The competitive intensity accelerated throughout the year. Meituan's second quarter 2025 net profit plunged 96.8% to just 365 million yuan. By the third quarter, the company posted its first quarterly loss since 2023, recording an 18.6 billion yuan deficit.

Investor Flight and Regulatory Intervention

Equity markets punished the subsidy warfare severely. Meituan shares fell over 30% in 2025, hitting a low of HK$84.30 (~US$10.78) after Moody's assigned a negative outlook in early 2026.

"A recovery in Meituan's food delivery business appears increasingly uncertain," said Ying Wang, Senior Analyst at Moody's. "Intense competition is likely to continue pressuring margins and increase investment requirements."

China's State Administration for Market Regulation (SAMR) intervened twice, summoning executives in May and July 2025 to implement new rules curbing "irrational competition" through excessive subsidies. Despite regulatory pressure, losses persisted into the first quarter of 2026, demonstrating the difficulty of reversing momentum once price wars escalate.

J.P. Morgan analysts noted that "investor focus has shifted to short-term earnings risks" from competition, though acknowledged that "regulatory intervention could curb irrational competition, mitigating some downside risks."

Broader Pattern of Value Destruction

The Meituan collapse exemplifies what Chinese leadership has termed "disorderly low-price competition" that harms innovation, efficiency, and industrial upgrading. The phenomenon, called "involution" in China, involves zero-sum price undercutting and duplicative investments that erode overall industry value.

Historical precedents include China's 1996 television price war, where Changhong slashed prices eight to 18%, bankrupting state-owned rivals like Panda and SVA while destroying industry profitability. More recently, Meituan received a US$530 million fine in October 2021 for anticompetitive practices that forced restaurants to choose exclusively between platforms.

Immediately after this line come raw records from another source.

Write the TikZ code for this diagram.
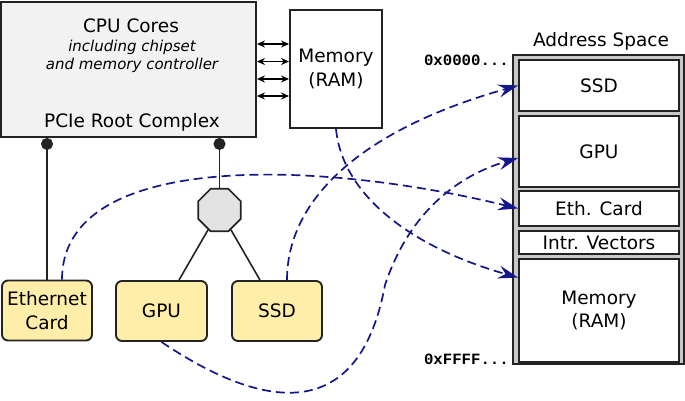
\documentclass[tikz,border=0pt]{standalone}
\usepackage{fontspec}
\setmainfont{DejaVu Sans}
\newfontfamily\monofnt{Liberation Mono}
\usetikzlibrary{shapes.geometric,arrows.meta,calc}
\definecolor{cardyellow}{RGB}{255,238,170}
\definecolor{cpugray}{RGB}{242,242,242}
\definecolor{octgray}{RGB}{227,227,227}
\definecolor{addrgray}{RGB}{200,200,200}
\definecolor{mapblue}{RGB}{22,22,140}
\definecolor{edge}{RGB}{35,35,35}
\begin{document}
\begin{tikzpicture}[x=1pt,y=-1pt,
 txt/.style={font=\fontsize{18.5}{23.5}\selectfont, inner sep=0pt},
 itx/.style={font=\fontsize{15}{18}\selectfont\itshape, inner sep=0pt},
 box/.style={draw=edge, line width=1.9pt, rectangle, inner sep=0pt, align=center, font=\fontsize{18.5}{23.5}\selectfont},
 card/.style={box, rounded corners=6pt, fill=cardyellow, minimum width=90pt, minimum height=60pt},
 abox/.style={box, fill=white, minimum width=160pt},
 dbl/.style={{Stealth[length=8pt,width=7pt]}-{Stealth[length=8pt,width=7pt]}, line width=1.4pt},
 bus/.style={{Circle[length=12pt]}-, line width=1.6pt, draw=edge},
 link/.style={line width=1.6pt, draw=edge},
 map/.style={draw=mapblue, line width=1.7pt, dash pattern=on 9pt off 5pt, -{Stealth[length=20pt,width=13pt,inset=7pt]}},
 lbl/.style={font=\monofnt\bfseries\fontsize{15.7}{18}\selectfont, inner sep=0pt, anchor=base east}
]
\useasboundingbox (0,0) rectangle (685,400);

% CPU box
\node[box, fill=cpugray, minimum width=255pt, minimum height=135pt] (cpu) at (128.5,69.5) {};
\node[txt, anchor=base] (t1) at (131,32) {CPU Cores};
\node[itx, anchor=base] (t2) at (132,51.5) {including chipset};
\node[itx, anchor=base] (t3) at (132,69) {and memory controller};
\node[txt, anchor=base] (t4) at (132,127.5) {PCIe Root Complex};

% Memory
\node[box, fill=white, minimum width=92pt, minimum height=118pt] (mem) at (336,69) {Memory\\(RAM)};

% memory bus arrows
\draw[dbl] (cpu.east |- 0,44) -- (mem.west |- 0,44);
\draw[dbl] (cpu.east |- 0,61.5) -- (mem.west |- 0,61.5);
\draw[dbl] (cpu.east |- 0,79) -- (mem.west |- 0,79);
\draw[dbl] (cpu.east |- 0,96) -- (mem.west |- 0,96);

% devices
\node[card] (eth) at (47,310.5) {Ethernet\\Card};
\node[card, minimum width=91pt] (gpu) at (161.5,311) {GPU};
\node[card] (ssd) at (277,311) {SSD};
\node[regular polygon, regular polygon sides=8, minimum size=46pt, draw=edge, line width=1.7pt, fill=octgray, inner sep=0pt] (oct) at (219.5,210) {};

% PCIe links
\draw[bus] (cpu.south -| eth.north) -- (eth.north);
\draw[bus] (cpu.south -| oct.north) -- (oct.north);
\draw[link] (oct) -- ([xshift=17.5pt]gpu.north);
\draw[link] (oct) -- ([xshift=-17pt]ssd.north);

% Address space
\node[box, fill=addrgray, minimum width=171pt, minimum height=309pt] (addr) at (598.5,209.5) {};
\node[txt, anchor=base] (as) at (601,46.5) {Address Space};
\node[abox, minimum height=51pt] (aSSD) at (599,85.5) {SSD};
\node[abox, minimum height=71pt] (aGPU) at (599,151.5) {GPU};
\node[abox, minimum height=35pt] (aEth) at (599,208.5) {Eth. Card};
\node[abox, minimum height=23pt] (aInt) at (599,242.5) {Intr. Vectors};
\node[abox, minimum height=103pt] (aMem) at (599,310.5) {Memory\\(RAM)};
\node[lbl] (lo) at (509,65.5) {0x0000...};
\node[lbl] (hi) at (509,364) {0xFFFF...};

% mappings
\draw[map] ([xshift=15pt]eth.north) .. controls (62,150) and (320,160) .. (aEth.west);
\draw[map] ([xshift=10pt]ssd.north) .. controls (287,200) and (360,130) .. (aSSD.west);
\draw[map] (gpu.south) .. controls (270,415) and (360,420) .. (385,285) .. controls (410,210) and (460,175) .. ([yshift=-6.5pt]aGPU.west);
\draw[map] (mem.south) .. controls (343,200) and (420,250) .. ([yshift=33pt]aMem.west);
\end{tikzpicture}
\end{document}
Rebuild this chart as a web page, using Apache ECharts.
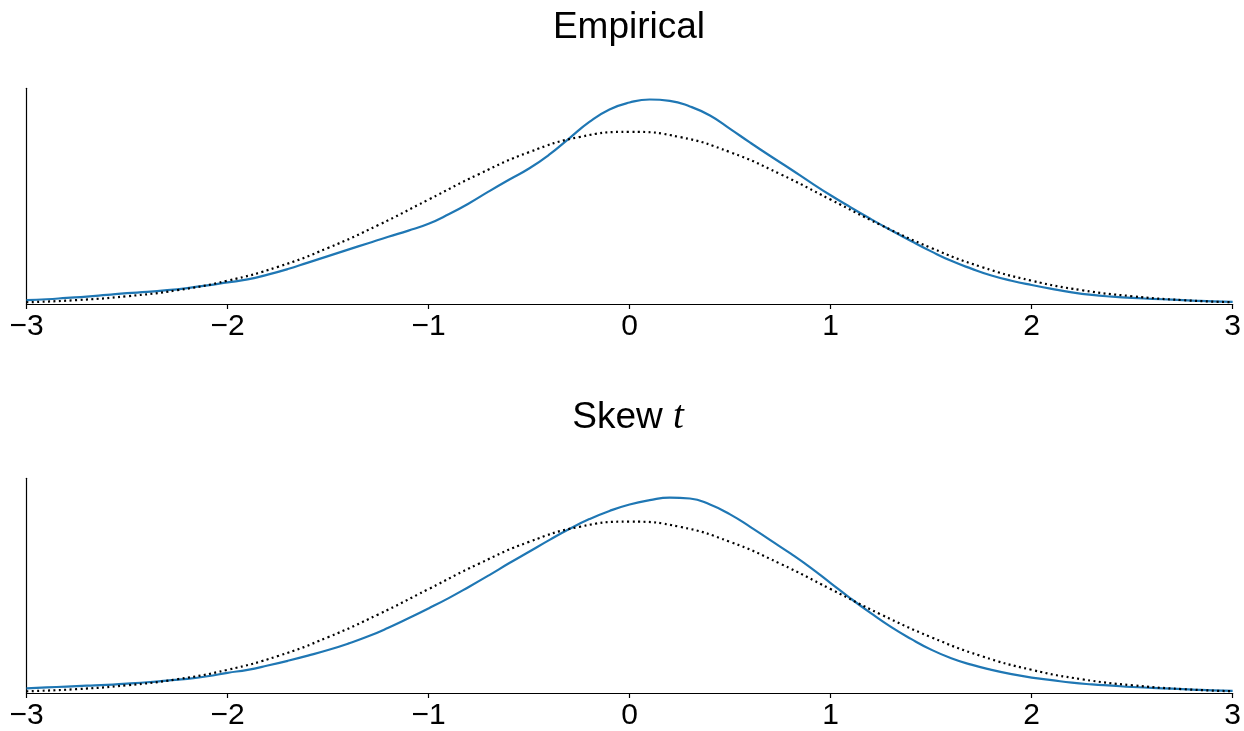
<!DOCTYPE html>
<html>
<head>
<meta charset="utf-8">
<script src="https://cdn.jsdelivr.net/npm/echarts@6/dist/echarts.min.js"></script>
<style>
html,body{margin:0;padding:0;background:#fff;}
#chart{width:1244px;height:731px;}
</style>
</head>
<body>
<div id="chart"></div>
<script>
// x tick labels
const xTicks = [-3, -2, -1, 0, 1, 2, 3];

// sample positions for the blue curves (0.1 apart)
const densX = [-3.0,-2.9,-2.8,-2.7,-2.6,-2.5,-2.4,-2.3,-2.2,-2.1,-2.0,-1.9,-1.8,-1.7,-1.6,-1.5,-1.4,-1.3,-1.2,-1.1,-1.0,-0.9,-0.8,-0.7,-0.6,-0.5,-0.4,-0.3,-0.2,-0.1,0.0,0.1,0.2,0.3,0.4,0.5,0.6,0.7,0.8,0.9,1.0,1.1,1.2,1.3,1.4,1.5,1.6,1.7,1.8,1.9,2.0,2.1,2.2,2.3,2.4,2.5,2.6,2.7,2.8,2.9,3.0];

// Empirical density (blue)
const empY = [0.009,0.011,0.014,0.017,0.021,0.025,0.028,0.032,0.037,0.043,0.050,0.057,0.068,0.081,0.096,0.111,0.126,0.141,0.156,0.170,0.186,0.208,0.233,0.261,0.288,0.314,0.346,0.384,0.422,0.451,0.467,0.474,0.471,0.458,0.437,0.406,0.374,0.343,0.313,0.282,0.252,0.224,0.197,0.171,0.146,0.122,0.100,0.082,0.066,0.054,0.044,0.035,0.027,0.021,0.017,0.014,0.012,0.010,0.008,0.006,0.005];

// Skew t density (blue)
const skewY = [0.011,0.013,0.015,0.017,0.019,0.022,0.025,0.029,0.033,0.039,0.047,0.054,0.064,0.075,0.087,0.100,0.115,0.132,0.152,0.174,0.197,0.221,0.247,0.274,0.302,0.329,0.356,0.382,0.405,0.424,0.439,0.449,0.455,0.453,0.439,0.416,0.387,0.356,0.325,0.292,0.256,0.220,0.186,0.154,0.126,0.101,0.081,0.066,0.054,0.044,0.036,0.030,0.024,0.020,0.017,0.014,0.012,0.010,0.008,0.006,0.005];

// Reference normal density (black dotted)
const normX = [-3,-2.75,-2.5,-2.25,-2,-1.75,-1.5,-1.25,-1,-0.75,-0.5,-0.25,0,0.25,0.5,0.75,1,1.25,1.5,1.75,2,2.25,2.5,2.75,3];
const normY = [0.004,0.009,0.018,0.032,0.054,0.086,0.130,0.183,0.242,0.301,0.352,0.387,0.399,0.387,0.352,0.301,0.242,0.183,0.130,0.086,0.054,0.032,0.018,0.009,0.004];

const zip = (xs, ys) => xs.map((x, i) => [x, ys[i]]);
const FONT = 'Liberation Sans';
const fmt = v => (v < 0 ? '\u2212' + Math.abs(v) : String(v));

function xAxisCfg(idx) {
  return {
    type: 'value', gridIndex: idx, min: xTicks[0], max: xTicks[xTicks.length - 1], interval: 1,
    axisLine: { show: true, onZero: false, lineStyle: { color: '#000', width: 1.2 } },
    axisTick: { show: true, length: 5, lineStyle: { color: '#000', width: 1.2 } },
    axisLabel: { show: true, color: '#000', fontSize: 30, fontFamily: FONT, margin: 8, formatter: fmt },
    splitLine: { show: false }
  };
}
function yAxisCfg(idx) {
  return {
    type: 'value', gridIndex: idx, min: 0, max: 0.5,
    axisLine: { show: true, onZero: false, lineStyle: { color: '#000', width: 1.2 } },
    axisTick: { show: false }, axisLabel: { show: false }, splitLine: { show: false }
  };
}
const blueStyle = { color: '#1f77b4', width: 2.2 };
const dotStyle = { color: '#000', width: 2.2, type: [2, 3.4], cap: 'butt' };
const lineBase = { type: 'line', smooth: 0.5, showSymbol: false };

const chart = echarts.init(document.getElementById('chart'), null, { renderer: 'canvas' });
chart.setOption({
  animation: false,
  backgroundColor: '#fff',
  title: [
    { text: 'Empirical', left: 624, top: 4, textAlign: 'center',
      textStyle: { fontFamily: FONT, fontSize: 37, fontWeight: 'normal', color: '#000' } },
    { text: '{a|Skew }{b|t}', left: 623, top: 393, textAlign: 'center',
      textStyle: { fontWeight: 'normal', rich: {
        a: { fontFamily: FONT, fontSize: 37, fontWeight: 'normal', color: '#000' },
        b: { fontFamily: 'Liberation Serif', fontStyle: 'italic', fontWeight: 'normal', fontSize: 39, color: '#000' }
      } } }
  ],
  grid: [
    { left: 26.5, right: 10.7, top: 88.3, height: 215.7, containLabel: false },
    { left: 26.5, right: 10.7, top: 478.3, height: 215.7, containLabel: false }
  ],
  xAxis: [xAxisCfg(0), xAxisCfg(1)],
  yAxis: [yAxisCfg(0), yAxisCfg(1)],
  series: [
    Object.assign({}, lineBase, { xAxisIndex: 0, yAxisIndex: 0, data: zip(densX, empY), lineStyle: blueStyle, z: 2 }),
    Object.assign({}, lineBase, { xAxisIndex: 0, yAxisIndex: 0, data: zip(normX, normY), lineStyle: dotStyle, z: 3 }),
    Object.assign({}, lineBase, { xAxisIndex: 1, yAxisIndex: 1, data: zip(densX, skewY), lineStyle: blueStyle, z: 2 }),
    Object.assign({}, lineBase, { xAxisIndex: 1, yAxisIndex: 1, data: zip(normX, normY), lineStyle: dotStyle, z: 3 })
  ]
});
</script>
</body>
</html>
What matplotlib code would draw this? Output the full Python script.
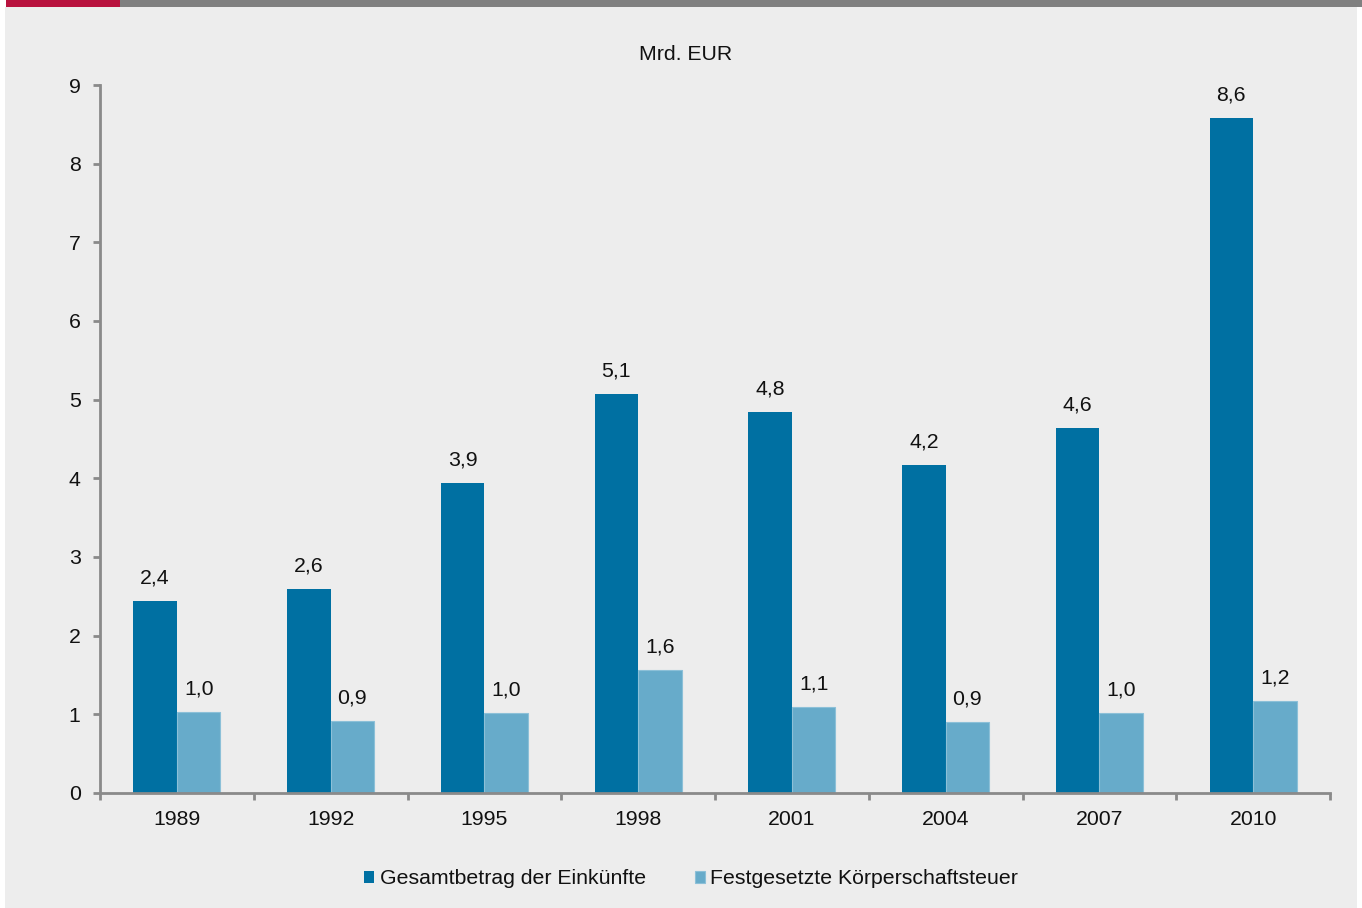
import matplotlib
matplotlib.use("Agg")
import matplotlib.pyplot as plt
from matplotlib.patches import Rectangle
import numpy as np

plt.rcParams['font.family'] = ['Liberation Sans', 'DejaVu Sans']

years = ["1989", "1992", "1995", "1998", "2001", "2004", "2007", "2010"]
gesamtbetrag = [2.44, 2.59, 3.94, 5.07, 4.84, 4.17, 4.64, 8.58]
koerperschaftsteuer = [1.03, 0.915, 1.02, 1.56, 1.09, 0.90, 1.02, 1.17]
series_names = ["Gesamtbetrag der Einkünfte", "Festgesetzte Körperschaftsteuer"]
unit_label = "Mrd. EUR"

W, H = 1362, 908
FS = 15.3
fig = plt.figure(figsize=(W / 100, H / 100), dpi=100, facecolor='white')

# background panel and top bar
fig.patches.append(Rectangle((5 / W, 0), (1357 - 5) / W, 1 - 7 / H, transform=fig.transFigure,
                             facecolor='#EDEDED', edgecolor='none', zorder=-10))
fig.patches.append(Rectangle((6 / W, 1 - 7 / H), (120 - 6) / W, 7 / H, transform=fig.transFigure,
                             facecolor='#B8123E', edgecolor='none', zorder=-9))
fig.patches.append(Rectangle((120 / W, 1 - 7 / H), (W - 120) / W, 7 / H, transform=fig.transFigure,
                             facecolor='#808080', edgecolor='none', zorder=-9))

ax = fig.add_axes([100 / W, 1 - 793 / H, (1330 - 100) / W, (793 - 85) / H])
ax.set_facecolor('none')

dark = '#0070A2'
light = '#67ABCA'
x = np.arange(len(years))
bw = 0.283
b1 = ax.bar(x - bw / 2, gesamtbetrag, width=bw, color=dark, label=series_names[0])
b2 = ax.bar(x + bw / 2, koerperschaftsteuer, width=bw, color=light, edgecolor='#8CC0D8',
            linewidth=0.8, label=series_names[1])

def fmt(v):
    return f"{v:.1f}".replace('.', ',')

for xi, v in zip(x - bw / 2, gesamtbetrag):
    ax.annotate(fmt(v), (xi, v), xytext=(0, 16.5), textcoords='offset points',
                ha='center', va='center', fontsize=FS, color='#111111')
for xi, v in zip(x + bw / 2, koerperschaftsteuer):
    ax.annotate(fmt(v), (xi, v), xytext=(0, 16.5), textcoords='offset points',
                ha='center', va='center', fontsize=FS, color='#111111')

ax.set_xlim(-0.5, len(years) - 0.5)
ax.set_ylim(0, 9)
ax.set_yticks(range(0, 10))
ax.set_xticks(x)
ax.set_xticklabels(years)
ax.set_xticks(np.arange(-0.5, len(years)), minor=True)

spine_col = '#8A8A8A'
for s in ['top', 'right']:
    ax.spines[s].set_visible(False)
for s in ['left', 'bottom']:
    ax.spines[s].set_color(spine_col)
    ax.spines[s].set_linewidth(2)

ax.tick_params(axis='x', which='major', length=0, pad=12, labelsize=FS, labelcolor='#111111')
ax.tick_params(axis='x', which='minor', length=5, width=2, color=spine_col, direction='out')
ax.tick_params(axis='y', length=5, width=2, color=spine_col, pad=9, labelsize=FS,
               labelcolor='#111111')

fig.text(686 / W, 1 - 54 / H, unit_label, ha='center', va='center', fontsize=FS, color='#111111')

fig.legend(handles=[b1, b2], labels=series_names, loc='center',
           bbox_to_anchor=(691 / W, 1 - 879 / H), ncol=2, frameon=False,
           fontsize=FS, handlelength=0.5, handleheight=0.5, handletextpad=0.25,
           columnspacing=2.3, labelcolor='#111111')

fig.savefig('out.png', dpi=100, facecolor='white')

Research shows 41% of merger buyers and 63% of divestitures in Asia-Pacific underperform peers or destroy value due to execution risks worsened by regulatory scrutiny and growth-focused strategies that prioritize volume over sustainable capabilities.

The subsidy war has squeezed merchant profits, created operational chaos, and triggered investor flight across the sector. Whether regulatory intervention can stabilize the market before further value destruction remains uncertain as the three-way competition continues into 2026.